FTC’s amended Rule has teeth, but companies may bite back

The final Rule eliminates ambiguity for entities attempting to determine their compliance obligations and would enhance the enforcement capabilities of the 2021 policy statement. Developers of health and wellness applications should interpret this final Rule as a significant modification in the FTC’s regulatory approach to data protection practices. Application developers and other health-related entities that utilize consumer PHR should thoroughly evaluate the implications of this final Rule on their internal operational frameworks and consumer privacy assurances.

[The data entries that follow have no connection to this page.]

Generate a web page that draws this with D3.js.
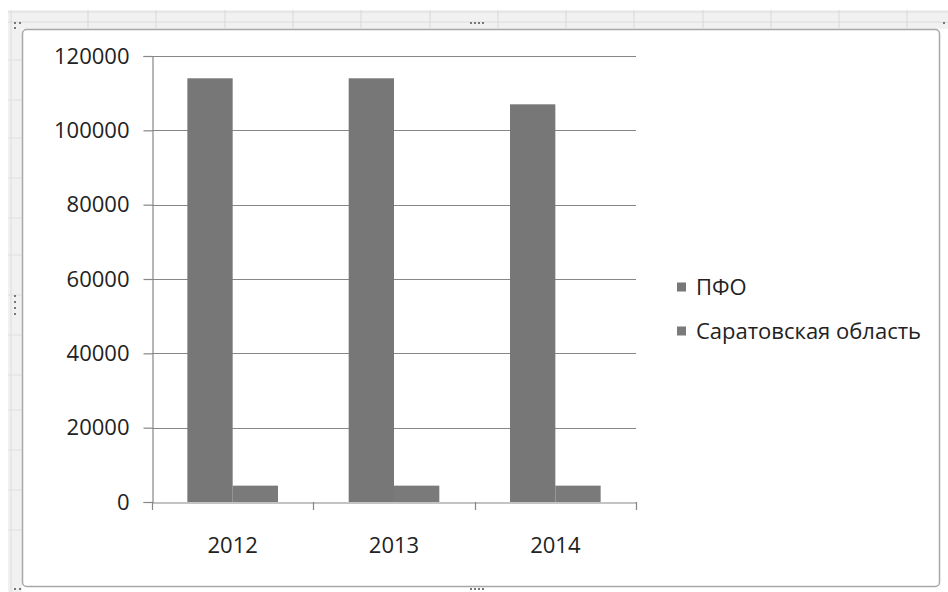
<!DOCTYPE html>
<html><head><meta charset="utf-8">
<script src="https://cdn.jsdelivr.net/npm/d3@7"></script>
<style>body{margin:0;background:#fff}svg{display:block}</style>
</head><body>
<svg id="c" width="948" height="592"></svg>
<script>
const categories = ["2012", "2013", "2014"];
const seriesNames = ["ПФО", "Саратовская область"];
const pfoValues = [114000, 114000, 107000];
const saratovValues = [4400, 4400, 4400];
const yTicks = [0, 20000, 40000, 60000, 80000, 100000, 120000];
const seriesColors = ["#777777", "#7a7a7a"];

const svg = d3.select("#c");
const font = "'Open Sans', 'DejaVu Sans', sans-serif";
const fs = 22;

// spreadsheet frame
const frame = svg.append("g");
frame.append("rect").attr("x", 0).attr("y", 0).attr("width", 948).attr("height", 592).attr("fill", "#ffffff");
frame.append("rect").attr("x", 8).attr("y", 10).attr("width", 940).attr("height", 19).attr("fill", "#f1f1f1");
frame.append("rect").attr("x", 8).attr("y", 10).attr("width", 14).attr("height", 582).attr("fill", "#f1f1f1");
[12, 22].forEach(y => frame.append("line").attr("x1", 8).attr("x2", 948).attr("y1", y).attr("y2", y).attr("stroke", "#dcdcdc"));
[88, 156, 225, 293, 361, 430, 498, 566, 634, 703, 771, 839, 907].forEach(x => frame.append("line").attr("x1", x).attr("x2", x).attr("y1", 10).attr("y2", 28).attr("stroke", "#d8d8d8"));
frame.append("line").attr("x1", 11).attr("x2", 11).attr("y1", 10).attr("y2", 592).attr("stroke", "#dcdcdc");
[60, 100, 138, 178, 218, 255, 295, 335, 375, 410, 450, 490, 530].forEach(y => frame.append("line").attr("x1", 8).attr("x2", 22).attr("y1", y).attr("y2", y).attr("stroke", "#e0e0e0"));
frame.append("rect").attr("x", 22.5).attr("y", 29.5).attr("width", 917).attr("height", 557).attr("rx", 4)
  .attr("fill", "#ffffff").attr("stroke", "#a8a8a8").attr("stroke-width", 1.5);
// handles
[[470, 22], [474, 22], [478, 22], [482, 22]].forEach(([x, y]) => frame.append("rect").attr("x", x).attr("y", y).attr("width", 2).attr("height", 2).attr("fill", "#777"));
[[470, 588], [474, 588], [478, 588], [482, 588]].forEach(([x, y]) => frame.append("rect").attr("x", x).attr("y", y).attr("width", 2).attr("height", 2).attr("fill", "#777"));
[[14, 295], [14, 301], [14, 307], [14, 313]].forEach(([x, y]) => frame.append("rect").attr("x", x).attr("y", y).attr("width", 2).attr("height", 2).attr("fill", "#777"));
[[14, 22], [19, 22], [14, 27], [943, 22], [14, 588], [19, 588]].forEach(([x, y]) => frame.append("rect").attr("x", x).attr("y", y).attr("width", 2).attr("height", 2).attr("fill", "#777"));

// chart
const x0 = d3.scaleBand().domain(categories).range([152, 636]);
const x1 = d3.scaleBand().domain(seriesNames).range([0, x0.bandwidth()]).paddingInner(0).paddingOuter(0.78);
const y = d3.scaleLinear().domain([0, 120000]).range([502, 56]);

const g = svg.append("g");
// gridlines
g.selectAll("line.grid").data(yTicks.filter(t => t > 0)).join("line")
  .attr("x1", 152).attr("x2", 636).attr("y1", d => Math.round(y(d)) + 0.5).attr("y2", d => Math.round(y(d)) + 0.5)
  .attr("stroke", "#878787").attr("stroke-width", 1.2);

const rows = categories.map((c, i) => ({ cat: c, vals: [pfoValues[i], saratovValues[i]] }));
g.selectAll("g.cat").data(rows).join("g")
  .attr("transform", d => `translate(${x0(d.cat)},0)`)
  .selectAll("rect").data(d => d.vals.map((v, j) => ({ s: seriesNames[j], v, j }))).join("rect")
  .attr("x", d => x1(d.s)).attr("width", x1.bandwidth())
  .attr("y", d => y(d.v)).attr("height", d => y(0) - y(d.v))
  .attr("fill", d => seriesColors[d.j]);

// y axis
const yAxis = d3.axisLeft(y).tickValues(yTicks).tickSize(9).tickPadding(14).tickFormat(d3.format("d"));
const ya = g.append("g").attr("transform", "translate(152.5,0)").call(yAxis);
ya.select(".domain").attr("stroke", "#878787").attr("stroke-width", 1.2);
ya.selectAll(".tick line").attr("stroke", "#878787").attr("stroke-width", 1.2);
ya.selectAll(".tick text").attr("font-family", font).attr("font-size", fs).attr("fill", "#222");

// x axis
const xAxis = d3.axisBottom(x0).tickSize(0).tickPadding(0);
const xa = g.append("g").attr("transform", "translate(0,502.5)").call(xAxis);
xa.select(".domain").attr("stroke", "#878787").attr("stroke-width", 1.2);
xa.selectAll(".tick text").attr("font-family", font).attr("font-size", fs).attr("fill", "#222").attr("dy", "0.35em").attr("y", 43);
// category separators
const sep = [x0.range()[0], ...categories.map(c => x0(c) + x0.bandwidth())];
g.selectAll("line.sep").data(sep).join("line")
  .attr("x1", d => Math.round(d) + 0.5).attr("x2", d => Math.round(d) + 0.5).attr("y1", 502).attr("y2", 510)
  .attr("stroke", "#878787").attr("stroke-width", 1.2);

// legend
const leg = svg.append("g").attr("transform", "translate(677,0)");
const ly = [287, 331];
seriesNames.forEach((n, i) => {
  leg.append("rect").attr("x", 0).attr("y", ly[i] - 4.5).attr("width", 9).attr("height", 9).attr("fill", seriesColors[i]);
  leg.append("text").attr("x", 19).attr("y", ly[i]).attr("dy", "0.35em").attr("font-family", font).attr("font-size", fs).attr("fill", "#222").text(n);
});
</script>
</body></html>
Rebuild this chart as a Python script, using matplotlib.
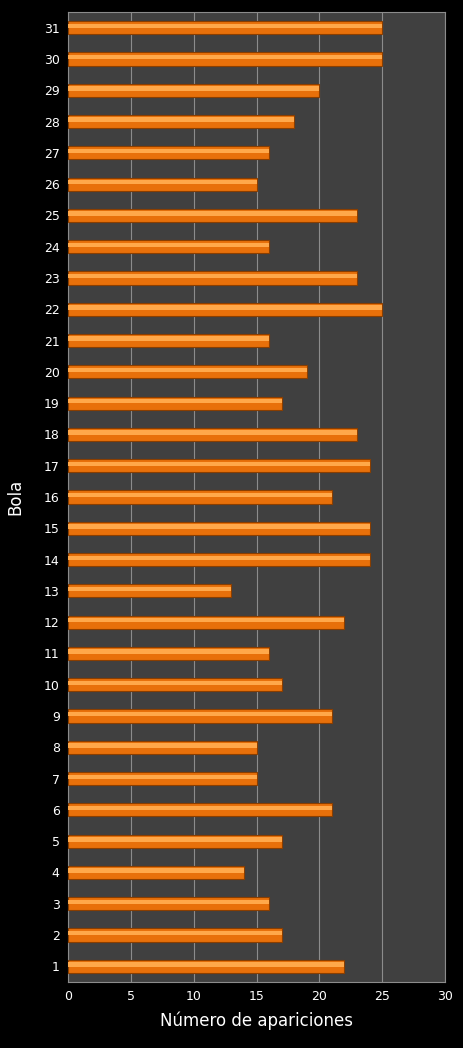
import matplotlib
matplotlib.use("Agg")
import matplotlib.pyplot as plt

bolas = list(range(1, 32))
apariciones = [22, 17, 16, 14, 17, 21, 15, 15, 21, 17, 16, 22, 13, 24, 24, 21,
               24, 23, 17, 19, 16, 25, 23, 16, 23, 15, 16, 18, 20, 25, 25]

fig = plt.figure(figsize=(4.63, 10.48), dpi=100, facecolor="black")
ax = fig.add_axes([68 / 463, 1 - 982 / 1048, 377 / 463, 970 / 1048])
ax.set_facecolor("#404040")

# bar with a lighter highlight stripe for the 3D look
ax.barh(bolas, apariciones, height=0.42, color="#E8700A", edgecolor="#8A3E00", linewidth=0.8, zorder=3)
ax.barh([b + 0.06 for b in bolas], apariciones, height=0.14, color="#FFA84A", linewidth=0, zorder=4)

ax.set_xlim(0, 30)
ax.set_ylim(0.5, 31.5)
ax.set_xticks(range(0, 31, 5))
ax.set_yticks(bolas)
ax.xaxis.grid(True, color="#8C8C8C", linewidth=0.8, zorder=0)
ax.tick_params(colors="white", labelsize=9, length=0, pad=6)
for s in ax.spines.values():
    s.set_color("#8C8C8C")
ax.set_xlabel("Número de apariciones", color="white", fontsize=12, labelpad=6)
ax.set_ylabel("Bola", color="white", fontsize=12, labelpad=14)

fig.savefig("out.png", facecolor="black")
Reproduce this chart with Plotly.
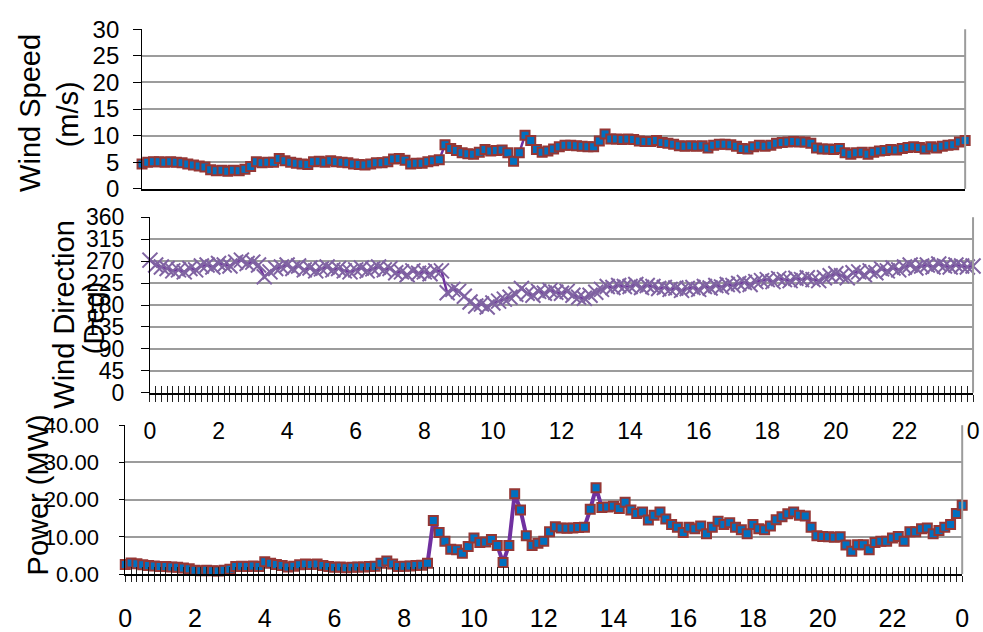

Nevertheless, this more assertive approach is unlikely to remain unchallenged. In the FTC’s cases against GoodRx and Premom, both companies settled their claims to avoid the “time and expense” of litigation. However, the Supreme Court’s ruling in the Loper Bright Enterprises v. Raimondo case, which overturned “Chevron deference,” will have implications for nearly every agency, including the FTC. This means that courts must now interpret federal statutes without deference to agency interpretations; relying instead on standard statutory interpretation tools, including plain language and congressional intent, thus providing new opportunities for parties to challenge an agency’s rulemaking and interpretations at all process stages.

The Loper Bright decision will significantly affect the FTC’s consumer protection division. While Congress granted the FTC authority to establish rules encompassing PHR, the FTC’s revised Rule purports to extend its jurisdiction to encompass virtually all health applications and connected devices, potentially leaving the agency over-extended and without the protection of Chevron deference. Entities seeking to challenge the Rule now possess a formidable legal instrument in their arsenal.